§ **Short problem**:
Retype, please, the listing from its opening line through the line that contains "2330, 3800, 4540]", both included, without the pictures.

::: Source excerpt

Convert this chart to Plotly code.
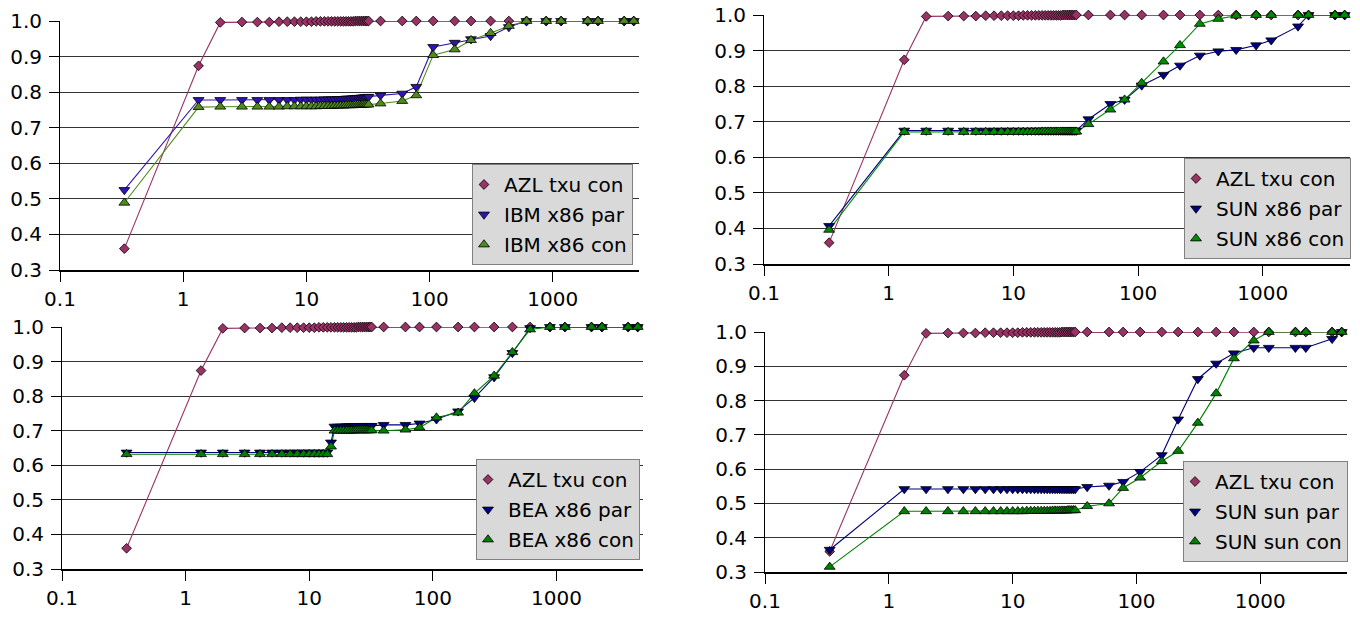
import plotly.graph_objects as go

# ---------------- data ----------------
x_vals = [0.333, 1.333,
          2, 3, 4, 5, 6, 7, 8, 9, 10, 11, 12, 13, 14, 15, 16, 17, 18, 19, 20,
          21, 22, 23, 24, 25, 26, 27, 28, 29, 30, 31, 32,
          40, 60, 78, 107, 160, 217, 313, 440, 612, 885, 1170, 1920, 2330, 3800, 4540]

azl_txu_con = [0.360, 0.874,
               0.996, 0.997, 0.997, 0.997, 0.998, 0.998, 0.998, 0.998, 0.998, 0.998,
               0.999, 0.999, 0.999, 0.999, 0.999, 0.999, 0.999, 0.999, 0.999, 0.999,
               0.999, 0.999, 0.999, 1.000, 1.000, 1.000, 1.000, 1.000, 1.000, 1.000, 1.000,
               1.000, 1.000, 1.000, 1.000, 1.000, 1.000, 1.000, 1.000, 1.000, 1.000, 1.000,
               1.000, 1.000, 1.000, 1.000]

ibm_x86_par = [0.525, 0.778,
               0.778, 0.778, 0.778, 0.778, 0.778, 0.778, 0.778, 0.779, 0.779, 0.779,
               0.779, 0.779, 0.780, 0.780, 0.780, 0.780, 0.781, 0.781, 0.781, 0.782,
               0.782, 0.782, 0.783, 0.783, 0.784, 0.784, 0.785, 0.785, 0.786, 0.786, 0.787,
               0.791, 0.796, 0.815, 0.927, 0.939, 0.949, 0.958, 0.983, 1.000, 1.000, 1.000,
               1.000, 1.000, 1.000, 1.000]

ibm_x86_con = [0.489, 0.758,
               0.759, 0.759, 0.759, 0.759, 0.759, 0.760, 0.760, 0.760, 0.760, 0.760,
               0.760, 0.761, 0.761, 0.761, 0.761, 0.762, 0.762, 0.762, 0.762, 0.763,
               0.763, 0.763, 0.763, 0.764, 0.764, 0.764, 0.764, 0.765, 0.765, 0.765, 0.765,
               0.768, 0.775, 0.791, 0.904, 0.920, 0.946, 0.966, 0.986, 1.000, 1.000, 1.000,
               1.000, 1.000, 1.000, 1.000]

sun_x86_par = [0.407, 0.675,
               0.675, 0.675, 0.675, 0.675, 0.675, 0.675, 0.675, 0.675, 0.675, 0.675,
               0.675, 0.675, 0.675, 0.675, 0.675, 0.675, 0.675, 0.675, 0.675, 0.675,
               0.675, 0.675, 0.675, 0.675, 0.675, 0.675, 0.675, 0.675, 0.675, 0.675, 0.675,
               0.707, 0.750, 0.762, 0.802, 0.832, 0.858, 0.886, 0.898, 0.902, 0.915, 0.929,
               0.968, 1.000, 1.000, 1.000]

sun_x86_con = [0.396, 0.671,
               0.671, 0.671, 0.671, 0.671, 0.671, 0.671, 0.671, 0.671, 0.671, 0.671,
               0.671, 0.671, 0.671, 0.671, 0.671, 0.672, 0.672, 0.672, 0.672, 0.672,
               0.672, 0.672, 0.672, 0.672, 0.672, 0.672, 0.672, 0.672, 0.672, 0.672, 0.672,
               0.693, 0.734, 0.762, 0.809, 0.869, 0.915, 0.975, 0.989, 0.998, 1.000, 1.000,
               1.000, 1.000, 1.000, 1.000]

bea_x86_par = [0.637, 0.637,
               0.637, 0.637, 0.637, 0.637, 0.637, 0.637, 0.637, 0.637, 0.637, 0.637,
               0.637, 0.637, 0.637, 0.666, 0.712, 0.712, 0.712, 0.712, 0.713, 0.713,
               0.713, 0.713, 0.713, 0.713, 0.714, 0.714, 0.714, 0.714, 0.714, 0.714, 0.714,
               0.717, 0.717, 0.721, 0.733, 0.756, 0.795, 0.855, 0.925, 0.997, 1.000, 1.000,
               1.000, 1.000, 1.000, 1.000]

bea_x86_con = [0.632, 0.632,
               0.632, 0.632, 0.632, 0.632, 0.632, 0.632, 0.632, 0.632, 0.632, 0.632,
               0.632, 0.632, 0.632, 0.654, 0.700, 0.700, 0.700, 0.700, 0.700, 0.700,
               0.700, 0.700, 0.701, 0.701, 0.701, 0.701, 0.701, 0.701, 0.701, 0.701, 0.701,
               0.700, 0.703, 0.709, 0.738, 0.752, 0.808, 0.859, 0.927, 0.993, 1.000, 1.000,
               1.000, 1.000, 1.000, 1.000]

sun_sun_par = [0.365, 0.542,
               0.542, 0.542, 0.542, 0.542, 0.542, 0.542, 0.542, 0.542, 0.542, 0.542,
               0.542, 0.542, 0.542, 0.542, 0.542, 0.542, 0.542, 0.542, 0.542, 0.542,
               0.542, 0.542, 0.542, 0.542, 0.542, 0.542, 0.542, 0.542, 0.542, 0.542, 0.542,
               0.548, 0.552, 0.563, 0.592, 0.641, 0.745, 0.863, 0.908, 0.938, 0.954, 0.954,
               0.954, 0.954, 0.980, 1.000]

sun_sun_con = [0.315, 0.477,
               0.477, 0.477, 0.477, 0.477, 0.477, 0.477, 0.477, 0.477, 0.477, 0.477,
               0.477, 0.478, 0.478, 0.478, 0.478, 0.478, 0.478, 0.478, 0.478, 0.479,
               0.479, 0.479, 0.479, 0.479, 0.479, 0.479, 0.480, 0.480, 0.480, 0.480, 0.480,
               0.492, 0.500, 0.545, 0.575, 0.623, 0.653, 0.735, 0.821, 0.923, 0.975, 1.000,
               1.000, 1.000, 1.000, 1.000]

panels = [
    # (axis suffix, legend id, [(name, y, symbol, color)])
    ("", "legend", [("AZL txu con", azl_txu_con, "diamond", "#993366"),
                    ("IBM x86 par", ibm_x86_par, "triangle-down", "#2E14B0"),
                    ("IBM x86 con", ibm_x86_con, "triangle-up", "#4F8A1E")]),
    ("2", "legend2", [("AZL txu con", azl_txu_con, "diamond", "#993366"),
                      ("SUN x86 par", sun_x86_par, "triangle-down", "#000080"),
                      ("SUN x86 con", sun_x86_con, "triangle-up", "#008C00")]),
    ("3", "legend3", [("AZL txu con", azl_txu_con, "diamond", "#993366"),
                      ("BEA x86 par", bea_x86_par, "triangle-down", "#000080"),
                      ("BEA x86 con", bea_x86_con, "triangle-up", "#008000")]),
    ("4", "legend4", [("AZL txu con", azl_txu_con, "diamond", "#993366"),
                      ("SUN sun par", sun_sun_par, "triangle-down", "#000080"),
                      ("SUN sun con", sun_sun_con, "triangle-up", "#008000")]),
]

x_tickvals = [0.1, 1, 10, 100, 1000]
x_ticktext = ["0.1", "1", "10", "100", "1000"]

W, H = 1360, 619
# plot-area pixel boxes (left, right, top, bottom)
boxes = [(60, 639, 21, 270), (764, 1350, 15, 264), (62, 643, 327, 569), (765, 1347, 332, 572)]
# legend (right, top) in px
legpos = [(633, 164), (1351, 158), (640, 459), (1348, 461)]

FONT = "DejaVu Sans"
fig = go.Figure()

for (suf, leg, series) in panels:
    # connecting lines first (no legend entry)
    for i, (name, yv, sym, col) in enumerate(series):
        fig.add_trace(go.Scatter(
            x=x_vals, y=yv, name=name, mode="lines",
            xaxis="x" + suf, yaxis="y" + suf, legend=leg, showlegend=False,
            line=dict(color=col, width=1.1), hoverinfo="skip",
        ))
    # markers (legend shows marker only)
    for i, (name, yv, sym, col) in enumerate(series):
        fig.add_trace(go.Scatter(
            x=x_vals, y=yv, name=name, mode="markers",
            xaxis="x" + suf, yaxis="y" + suf, legend=leg,
            legendgroup=leg + str(i),
            marker=dict(symbol=sym, color=col, size=7.5 if sym == "diamond" else 9.5,
                        line=dict(color="#000000", width=0.8)),
            cliponaxis=False,
        ))

layout = dict(
    width=W, height=H, margin=dict(l=0, r=0, t=0, b=0, autoexpand=False),
    paper_bgcolor="white", plot_bgcolor="white",
    font=dict(family=FONT, size=20, color="black"),
    showlegend=True,
)

for k, (suf, leg, _) in enumerate(panels):
    l, r, t, b = boxes[k]
    xa = "xaxis" + suf
    ya = "yaxis" + suf
    layout[xa] = dict(
        type="log", range=[-1, 3.70], domain=[l / W, r / W], anchor="y" + suf,
        tickvals=x_tickvals, ticktext=x_ticktext,
        showline=True, linecolor="black", linewidth=2,
        ticks="outside", ticklen=10, tickcolor="black", tickwidth=1,
        showgrid=False, zeroline=False, tickfont=dict(size=20, family=FONT),
        automargin=False,
    )
    layout[ya] = dict(
        range=[0.3, 1.0], domain=[1 - b / H, 1 - t / H], anchor="x" + suf,
        tick0=0.3, dtick=0.1, tickformat=".1f",
        showline=True, linecolor="black", linewidth=1,
        ticks="outside", ticklen=10, tickcolor="black", tickwidth=1,
        showgrid=True, gridcolor="#333333", gridwidth=1,
        zeroline=False, tickfont=dict(size=20, family=FONT),
        ticklabelstandoff=3, automargin=False,
    )
    lr, lt = legpos[k]
    layout[leg] = dict(
        x=lr / W, y=1 - lt / H, xanchor="right", yanchor="top",
        bgcolor="#d9d9d9", bordercolor="#808080", borderwidth=1,
        font=dict(size=20, family=FONT, color="black"),
        traceorder="grouped", tracegroupgap=1, indentation=-9,
    )

fig.update_layout(**layout)
fig.write_html(
    "out.html",
    config={"displayModeBar": False},
    post_script="document.body.style.margin='0';document.body.style.padding='0';"
                "document.body.style.overflow='hidden';",
)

::::::

§ **Problem solution**:
Convert this chart to Plotly code.
import plotly.graph_objects as go

# ---------------- data ----------------
x_vals = [0.333, 1.333,
          2, 3, 4, 5, 6, 7, 8, 9, 10, 11, 12, 13, 14, 15, 16, 17, 18, 19, 20,
          21, 22, 23, 24, 25, 26, 27, 28, 29, 30, 31, 32,
          40, 60, 78, 107, 160, 217, 313, 440, 612, 885, 1170, 1920, 2330, 3800, 4540]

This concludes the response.